§ **DATASET CONTENT**:
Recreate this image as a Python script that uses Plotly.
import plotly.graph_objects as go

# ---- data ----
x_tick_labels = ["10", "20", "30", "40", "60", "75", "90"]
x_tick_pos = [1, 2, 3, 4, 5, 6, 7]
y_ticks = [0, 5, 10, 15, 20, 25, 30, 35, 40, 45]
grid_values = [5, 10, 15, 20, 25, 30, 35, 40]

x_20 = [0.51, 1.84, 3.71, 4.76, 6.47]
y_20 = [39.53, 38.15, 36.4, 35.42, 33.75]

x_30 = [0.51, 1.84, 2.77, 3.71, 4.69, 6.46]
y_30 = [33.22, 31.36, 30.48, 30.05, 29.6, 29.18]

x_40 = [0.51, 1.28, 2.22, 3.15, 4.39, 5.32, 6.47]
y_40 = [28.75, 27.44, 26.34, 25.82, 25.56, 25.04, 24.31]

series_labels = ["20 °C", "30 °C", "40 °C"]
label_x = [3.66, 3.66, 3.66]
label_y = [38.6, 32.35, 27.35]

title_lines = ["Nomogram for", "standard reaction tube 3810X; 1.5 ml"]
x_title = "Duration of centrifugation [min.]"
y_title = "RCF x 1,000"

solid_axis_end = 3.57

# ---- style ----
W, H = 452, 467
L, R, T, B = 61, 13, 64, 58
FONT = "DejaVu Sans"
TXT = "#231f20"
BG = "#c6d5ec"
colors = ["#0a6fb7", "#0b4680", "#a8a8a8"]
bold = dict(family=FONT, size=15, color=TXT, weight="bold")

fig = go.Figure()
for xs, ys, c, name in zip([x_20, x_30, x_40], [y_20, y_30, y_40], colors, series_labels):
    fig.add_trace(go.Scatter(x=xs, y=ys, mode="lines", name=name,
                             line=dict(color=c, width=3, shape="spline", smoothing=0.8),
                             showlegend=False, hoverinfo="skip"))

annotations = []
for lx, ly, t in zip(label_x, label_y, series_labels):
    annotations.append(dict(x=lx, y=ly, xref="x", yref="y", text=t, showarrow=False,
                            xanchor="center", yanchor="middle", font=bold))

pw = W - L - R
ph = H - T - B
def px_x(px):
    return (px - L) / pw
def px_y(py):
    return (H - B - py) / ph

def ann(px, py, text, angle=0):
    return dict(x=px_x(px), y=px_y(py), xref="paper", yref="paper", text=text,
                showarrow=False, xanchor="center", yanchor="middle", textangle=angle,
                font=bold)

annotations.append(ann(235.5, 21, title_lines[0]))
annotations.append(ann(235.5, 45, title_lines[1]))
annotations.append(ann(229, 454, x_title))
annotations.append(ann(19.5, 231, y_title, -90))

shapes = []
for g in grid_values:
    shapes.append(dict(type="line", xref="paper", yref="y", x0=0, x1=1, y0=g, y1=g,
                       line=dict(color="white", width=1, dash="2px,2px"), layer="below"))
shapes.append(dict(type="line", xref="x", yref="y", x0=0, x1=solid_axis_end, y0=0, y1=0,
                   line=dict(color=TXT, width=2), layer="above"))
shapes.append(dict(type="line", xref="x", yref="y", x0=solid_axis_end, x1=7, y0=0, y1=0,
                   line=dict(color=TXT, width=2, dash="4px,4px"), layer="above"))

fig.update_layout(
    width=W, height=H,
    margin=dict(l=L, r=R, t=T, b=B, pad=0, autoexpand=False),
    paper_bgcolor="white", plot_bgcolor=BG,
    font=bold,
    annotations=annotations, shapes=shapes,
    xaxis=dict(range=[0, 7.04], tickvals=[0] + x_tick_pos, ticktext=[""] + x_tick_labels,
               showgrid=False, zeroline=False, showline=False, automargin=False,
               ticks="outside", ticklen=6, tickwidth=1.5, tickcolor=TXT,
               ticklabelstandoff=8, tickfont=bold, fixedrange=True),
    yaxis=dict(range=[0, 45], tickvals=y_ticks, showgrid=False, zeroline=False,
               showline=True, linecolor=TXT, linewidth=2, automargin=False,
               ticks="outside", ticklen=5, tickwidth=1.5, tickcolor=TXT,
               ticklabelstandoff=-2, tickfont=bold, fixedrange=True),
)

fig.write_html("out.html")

§ **REQUIRED WORK**: In the listing above, reproduce the first line and each one after it through the line that contains "label_y = [38.6, 32.35, 27.35]".

§ **RESULT**:
Recreate this image as a Python script that uses Plotly.
import plotly.graph_objects as go

# ---- data ----
x_tick_labels = ["10", "20", "30", "40", "60", "75", "90"]
x_tick_pos = [1, 2, 3, 4, 5, 6, 7]
y_ticks = [0, 5, 10, 15, 20, 25, 30, 35, 40, 45]
grid_values = [5, 10, 15, 20, 25, 30, 35, 40]

x_20 = [0.51, 1.84, 3.71, 4.76, 6.47]
y_20 = [39.53, 38.15, 36.4, 35.42, 33.75]

x_30 = [0.51, 1.84, 2.77, 3.71, 4.69, 6.46]
y_30 = [33.22, 31.36, 30.48, 30.05, 29.6, 29.18]

x_40 = [0.51, 1.28, 2.22, 3.15, 4.39, 5.32, 6.47]
y_40 = [28.75, 27.44, 26.34, 25.82, 25.56, 25.04, 24.31]

series_labels = ["20 °C", "30 °C", "40 °C"]
label_x = [3.66, 3.66, 3.66]
label_y = [38.6, 32.35, 27.35]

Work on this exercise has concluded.